С пропуском Пола перемещаться по больнице было значительно проще. Мы могли попасть куда угодно, не объясняя ничего по внутренней связи. Просто заходили в нужную палату, и всё. Надо бы не забыть и попробовать себе раздобыть такой. Пол дружелюбно махнул рукой сидевшей за сестринским столом служительнице, не получил ответа, и мы, не останавливаясь, свернули к нише с кроватями за ее спиной.
– Нет, – пробормотала я, ни к кому не обращаясь, готовясь выдержать удар, если Марго вдруг не окажется.
Но она никуда не делась, сидела и набрасывала что-то шариковой ручкой на оборотной стороне страницы, вырванной из книжки с кроссвордами. Марго рисовала дверь. Я уселась рядом и стала ждать.

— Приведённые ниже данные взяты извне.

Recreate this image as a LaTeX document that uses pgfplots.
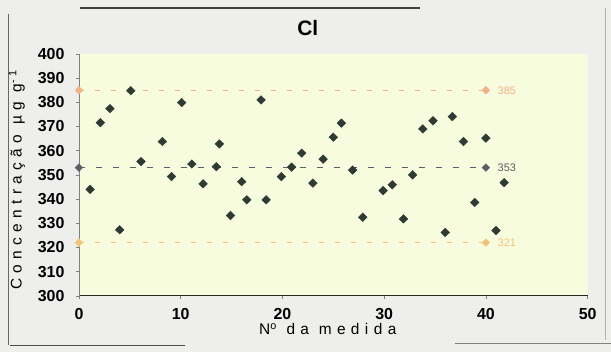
\documentclass[border=0pt]{standalone}
\usepackage{fontspec}
\setmainfont{Liberation Sans}
\newfontfamily\spaced[LetterSpace=35]{Liberation Sans}
\usepackage{pgfplots}
\pgfplotsset{compat=1.18}
\definecolor{pagebg}{HTML}{EEEEEC}
\definecolor{plotbg}{HTML}{F7FCDF}
\definecolor{markc}{HTML}{2E3A32}
\definecolor{upc}{HTML}{F0B088}
\definecolor{meanc}{HTML}{5A6068}
\definecolor{lowc}{HTML}{F2C478}
\begin{document}
\begin{tikzpicture}
\fill[pagebg] (0,0) rectangle (611bp,-352bp);
\draw[black!75, line width=1.2bp] (80bp,-8bp) -- (420bp,-8bp);
\draw[black!60, line width=0.8bp] (8bp,-14bp) -- (8bp,-345bp);
\draw[black!70, line width=1.2bp] (10bp,-346bp) -- (185bp,-346bp);
\draw[black!50, line width=0.8bp] (455bp,-344bp) -- (611bp,-344bp);
\draw[black!30, line width=0.6bp] (606bp,-8bp) -- (606bp,-340bp);
\begin{axis}[
  at={(79bp,-296bp)}, anchor=south west,
  scale only axis, width=509bp, height=242bp,
  xmin=0, xmax=50, ymin=300, ymax=400,
  xtick={0,10,...,50}, ytick={300,310,...,400},
  axis x line=bottom, axis y line=left,
  axis line style={-},
  x axis line style={black!85, line width=1.3bp},
  y axis line style={gray, line width=0.5bp},
  tick style={gray, line width=0.5bp},
  tick align=outside, major tick length=3bp,
  axis background/.style={fill=plotbg},
  tick label style={font=\fontsize{16}{17}\selectfont\bfseries},
  /pgf/number format/assume math mode=true,
  yticklabel style={xshift=-8bp},
  xticklabel style={yshift=-6bp},
  clip=false,
]
\addplot[upc, dashed, dash pattern=on 5bp off 11bp, line width=1bp, mark=diamond*, mark size=3.5bp, mark options={solid, xscale=1.3}]
  coordinates {(0,385) (40,385)} node[pos=1, right=8bp, font=\fontsize{11}{12}\selectfont, text=upc] {385};
\addplot[meanc, dashed, dash pattern=on 6bp off 11bp, line width=1bp, mark=diamond*, mark size=3.5bp, mark options={solid, xscale=1.3}]
  coordinates {(0,353) (40,353)} node[pos=1, right=8bp, font=\fontsize{11}{12}\selectfont, text=meanc] {353};
\addplot[lowc, dashed, dash pattern=on 5bp off 11bp, line width=1bp, mark=diamond*, mark size=3.5bp, mark options={solid, xscale=1.3}]
  coordinates {(0,322) (40,322)} node[pos=1, right=8bp, font=\fontsize{11}{12}\selectfont, text=lowc] {321};
\addplot[only marks, mark=diamond*, mark size=4.3bp, mark options={xscale=1.35}, color=markc] coordinates {
(1.1,344) (2.1,371.6) (3.05,377.4) (4.0,327.3) (5.1,384.8) (6.1,355.5)
(8.2,363.8) (9.1,349.3) (10.1,379.9) (11.1,354.5) (12.2,346.3) (13.5,353.4)
(13.8,362.8) (14.9,333.2) (16.0,347.2) (16.5,339.7) (17.9,381) (18.4,339.7)
(19.9,349.3) (20.9,353.2) (21.9,359) (23.0,346.6) (24.0,356.5) (25.0,365.6)
(25.8,371.4) (26.9,352) (27.9,332.5) (29.9,343.5) (30.8,345.9) (31.9,331.8)
(32.8,350) (33.8,369) (34.8,372.4) (36.0,326.2) (36.7,374.1) (37.8,363.8)
(38.9,338.6) (40.0,365.2) (41.0,327) (41.8,346.8)
};
\end{axis}
\node[font=\fontsize{21}{24}\selectfont\bfseries] at (308bp,-28bp) {Cl};
\node[font=\fontsize{15.5}{17}\selectfont\spaced] at (328bp,-329bp) {N\textsuperscript{o} da medida};
\node[rotate=90, font=\fontsize{15.5}{17}\selectfont\spaced] at (17bp,-180bp) {Concentração µg g\textsuperscript{-1}};
\end{tikzpicture}
\end{document}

Стройный молодой человек из поезда, предложивший мне любовь, будто леденцы от кашля, выглядел намного старше своих лет. Ему было всего двадцать, а не двадцать пять или двадцать шесть, как мне с первого взгляда показалось. Может, из-за костюма. Он тогда ехал на собеседование – устраиваться учеником на столичный стекольный завод.